Although there are always exceptions, misappropriation of client's funds will almost always result in disbarment.  This is certainly true in Illinois, where almost every year misappropriation ranks as one of the top types of misconduct that results in disbarment.  And this is a not a bad thing.  If you steal money from your client you should be disbarred. Period; end of story.  That is what I teach my students.  But, like I said, there are always exceptions.  The hard question is what are the reasons for which we should make an exception.

This is why I was surprised to read about this decision of the Illinois Review Board recommending a mere 30-day suspension for a case of misappropriation because the Board apparently thought the misappropriation was done for "sympathetic reasons."

I understand that every case is different and that the Board should consider arguments in favor of mitigation, but it always troubles me when a decision seems to suggest that there are good reasons to steal and bad reasons to steal and that you will not get in serious trouble if you steal for a good reason. Aside from going against the vast majority of the cases on the issue, this type of reasoning sets a bad policy.
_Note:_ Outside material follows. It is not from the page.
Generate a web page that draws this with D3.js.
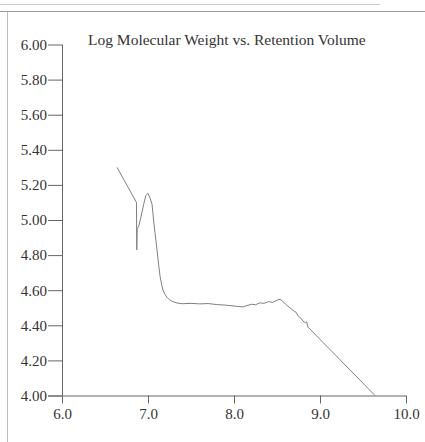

In particular, the court considered as a mitigating factor the fact that the client was not aware that the lawyer had misappropriated the funds.  Again, I understand that the Board is essentially saying that the client was not harmed by the misconduct, but what it says can also be interpreted to mean that the better the lawyer is in hiding the misconduct from the client, the lesser the sanctions should be.  This does not make much sense to me.

I think the opinion should be reversed and a stronger sanction should be imposed.